Have Honest Conversations About Wedding Costs

It’s still common for family members (particularly the parents of the bride and groom) to assist with some of the expenses. At times, there may even be contributions from others, such as grandparents.

However, it’s important to understand that no one should be expected to handle any wedding costs if it isn’t financially practical for them to do so. As a result, engaged couples need to have honest conversations with those who may want to contribute.

The couple needs to sit down with family members separately. It isn’t wise to talk with both sets of parents together initially, for example, especially if their financial means are dramatically different. This allows for frank, private discussions about their ability to contribute without feeling like they need to keep up or outdo the other set of parents.

At the start of the conversation, the couple should ask whether those they are speaking with want to contribute. If so, they need to find out how much can realistically be provided. Ideally, this should involve asking a parent or other family member to go into debt. Similarly, expecting them to make withdrawals from their retirement accounts isn’t particularly reasonable.

Couples shouldn’t be trying to squeeze every dime they can get out of others. As mentioned above, no one is required to provide financial assistance for a wedding, regardless of tradition.

But, once these conversations are finished, you may be able to come up with a plan. Precisely what that will look like can vary, as everyone’s situation is unique.

Factoring in the Number of Guests

In some cases, having private conversations with those who want and are able to contribute is enough. All parties may be comfortable with the total budget and flat amount they are willing to add to the pool. However, if someone wants to help, but is ambiguous about their contribution, you can potentially determine a fair amount by examining the guest list.

At times, parents want to invite certain people to their child’s wedding, even though the bride or groom isn’t necessarily concerned about that person being a guest. When that occurs, it can be appropriate to factor in the cost of those guests, especially if they go above and beyond the number of people the couple would otherwise invite.

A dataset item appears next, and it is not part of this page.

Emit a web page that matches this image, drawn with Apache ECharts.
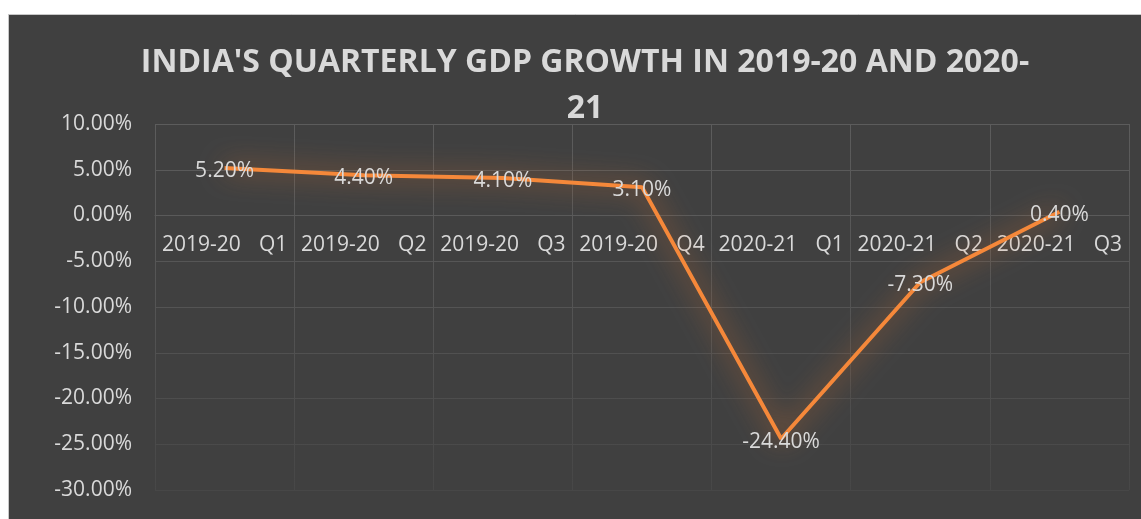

Guest-oriented expenses – like food, invitations, and, potentially, the reception venue if it needs to be bigger to accommodate the requests – could then be broken down by percentage. For example, if 20 percent of the guest list would be invitees one set of parents wanted to add, they would need to cover 20 percent of those costs. If the parents aren’t comfortable with the resulting amount, they would need to pare down their guest list additions accordingly.

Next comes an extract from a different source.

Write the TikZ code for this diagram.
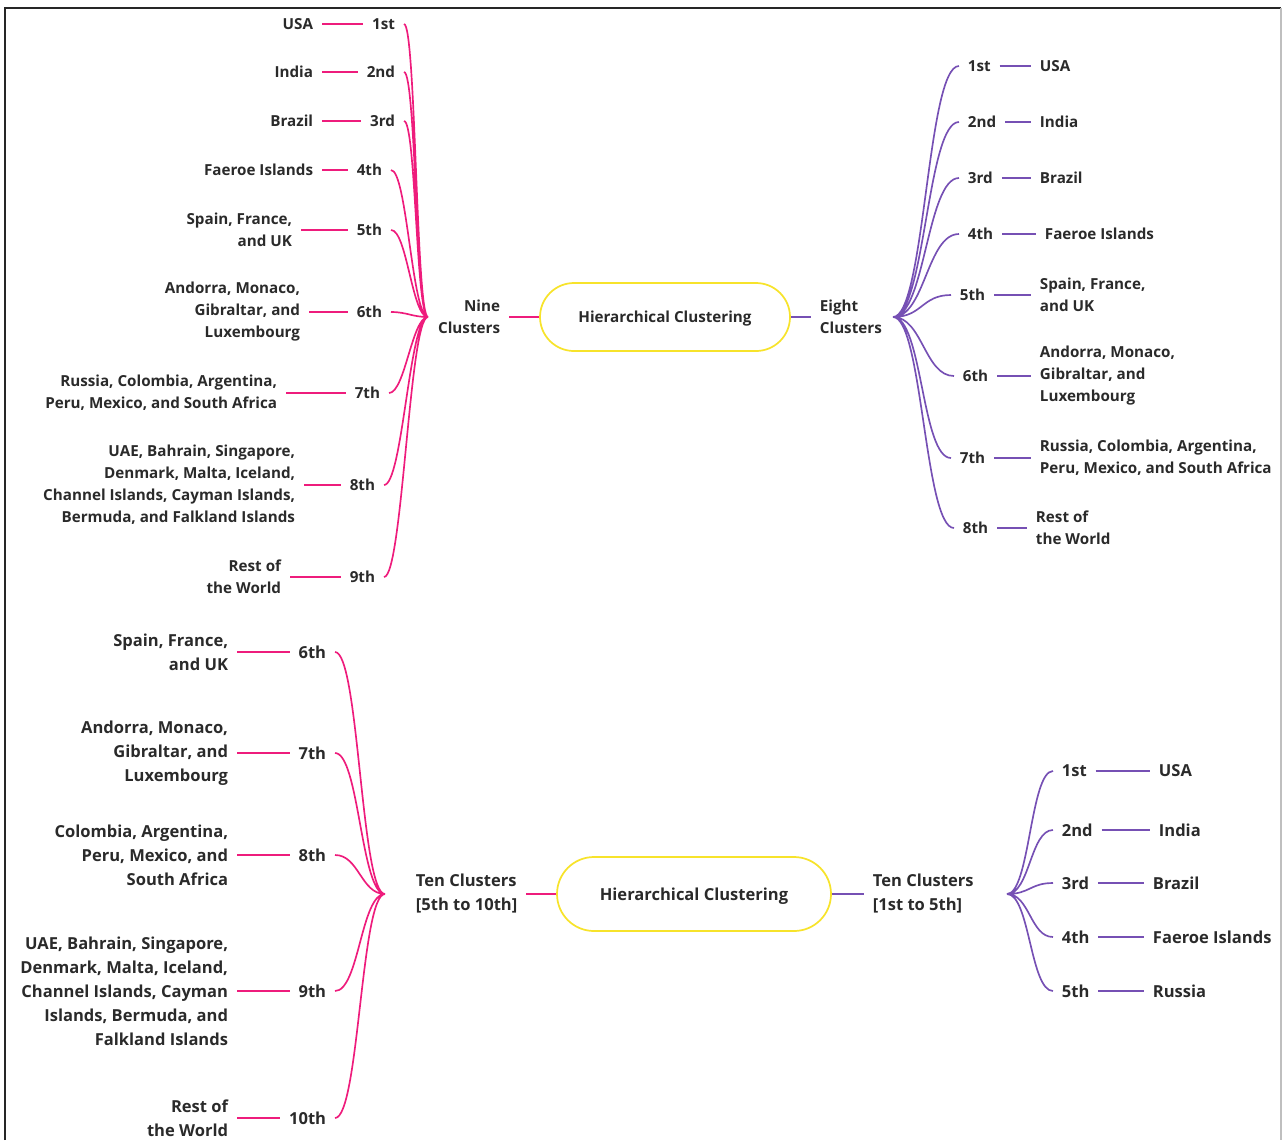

Now, this is only one option for deciding on a split. If those who may be contributing have no say in the guest list, this approach won’t work.

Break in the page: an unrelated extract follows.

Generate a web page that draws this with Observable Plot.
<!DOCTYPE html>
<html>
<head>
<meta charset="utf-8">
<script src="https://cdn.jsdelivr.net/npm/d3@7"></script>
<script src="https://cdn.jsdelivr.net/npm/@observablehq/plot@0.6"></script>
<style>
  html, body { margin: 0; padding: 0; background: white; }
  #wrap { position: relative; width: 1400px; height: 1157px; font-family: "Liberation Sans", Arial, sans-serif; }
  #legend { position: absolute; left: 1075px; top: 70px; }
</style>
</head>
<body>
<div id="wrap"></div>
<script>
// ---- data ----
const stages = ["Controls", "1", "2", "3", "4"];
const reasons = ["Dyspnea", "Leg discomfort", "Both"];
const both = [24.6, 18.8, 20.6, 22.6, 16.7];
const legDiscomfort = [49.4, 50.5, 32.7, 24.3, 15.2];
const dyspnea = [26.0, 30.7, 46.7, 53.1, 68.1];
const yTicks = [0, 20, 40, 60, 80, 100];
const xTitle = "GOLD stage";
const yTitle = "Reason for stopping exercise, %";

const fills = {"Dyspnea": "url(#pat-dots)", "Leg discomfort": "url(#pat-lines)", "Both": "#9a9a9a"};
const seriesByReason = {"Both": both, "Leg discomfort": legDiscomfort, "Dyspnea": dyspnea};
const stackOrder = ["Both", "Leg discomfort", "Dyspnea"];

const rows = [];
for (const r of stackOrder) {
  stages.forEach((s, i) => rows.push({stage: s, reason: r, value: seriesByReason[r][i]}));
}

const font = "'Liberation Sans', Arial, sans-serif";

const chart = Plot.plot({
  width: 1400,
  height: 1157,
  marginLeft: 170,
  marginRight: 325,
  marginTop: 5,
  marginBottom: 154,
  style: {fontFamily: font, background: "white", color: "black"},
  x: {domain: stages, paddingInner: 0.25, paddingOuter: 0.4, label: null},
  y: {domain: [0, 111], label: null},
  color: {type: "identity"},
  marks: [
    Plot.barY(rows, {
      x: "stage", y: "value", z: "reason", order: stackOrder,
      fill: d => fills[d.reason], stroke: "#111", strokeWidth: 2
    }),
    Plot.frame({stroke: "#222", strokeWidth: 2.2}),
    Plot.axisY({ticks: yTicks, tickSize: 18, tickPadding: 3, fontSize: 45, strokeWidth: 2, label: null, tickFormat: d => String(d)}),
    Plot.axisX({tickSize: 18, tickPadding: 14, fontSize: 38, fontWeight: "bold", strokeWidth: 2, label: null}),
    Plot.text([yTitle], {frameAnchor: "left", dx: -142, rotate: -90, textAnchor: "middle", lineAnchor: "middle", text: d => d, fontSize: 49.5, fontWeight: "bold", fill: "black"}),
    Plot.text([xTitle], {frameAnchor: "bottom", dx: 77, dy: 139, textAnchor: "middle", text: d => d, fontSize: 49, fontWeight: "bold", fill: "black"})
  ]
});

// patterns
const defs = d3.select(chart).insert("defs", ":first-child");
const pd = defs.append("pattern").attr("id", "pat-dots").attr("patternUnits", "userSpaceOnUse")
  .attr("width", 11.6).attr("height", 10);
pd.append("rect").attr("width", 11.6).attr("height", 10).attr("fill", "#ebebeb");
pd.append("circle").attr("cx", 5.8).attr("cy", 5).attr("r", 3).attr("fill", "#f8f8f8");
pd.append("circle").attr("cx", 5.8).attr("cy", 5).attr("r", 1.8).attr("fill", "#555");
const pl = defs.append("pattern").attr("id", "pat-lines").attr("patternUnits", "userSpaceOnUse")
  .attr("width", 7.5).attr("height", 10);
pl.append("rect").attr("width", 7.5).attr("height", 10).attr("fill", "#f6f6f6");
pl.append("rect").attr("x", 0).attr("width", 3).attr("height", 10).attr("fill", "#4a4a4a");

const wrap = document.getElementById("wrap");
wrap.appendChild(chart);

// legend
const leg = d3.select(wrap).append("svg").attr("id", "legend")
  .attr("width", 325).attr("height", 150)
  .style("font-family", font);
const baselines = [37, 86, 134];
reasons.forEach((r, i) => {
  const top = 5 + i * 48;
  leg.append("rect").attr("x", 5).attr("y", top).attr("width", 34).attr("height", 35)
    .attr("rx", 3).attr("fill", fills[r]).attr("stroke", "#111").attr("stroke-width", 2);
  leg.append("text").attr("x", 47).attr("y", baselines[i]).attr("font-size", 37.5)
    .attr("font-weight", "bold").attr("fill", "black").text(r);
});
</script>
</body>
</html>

Fund One Decision at a Time

In some cases, parents want to be involved in decision-making. When this happens, it isn’t unreasonable to ask that they at least chip in for the related costs.

For example, if the bride’s family has specific meal requests or the groom’s family is insisting on a particular venue, especially if those costs are higher than the couple’s selections would be, asking for help with those costs might be reasonable. Essentially, it is putting a premium on being able to have input. If the person making the request isn’t able or willing to help with the expense, you aren’t obligated to do what they ask. However, if they do, then you may be on the hook for sticking with their choice.

If you don’t want anyone else to be involved in any decision-making, then its best for the couple to foot the entire bill. In many cases, it’s the only approach that can almost guarantee your autonomy, as you maintain the financial power using that approach.

Deciding How to Split the Costs

Any of the options above can help you decide how to split wedding costs. However, it’s important to understand that they are only guidelines. Every couple, family, and situation is unique. Ultimately, you have to choose an approach that makes financial sense for all of those involved, whatever that may look like.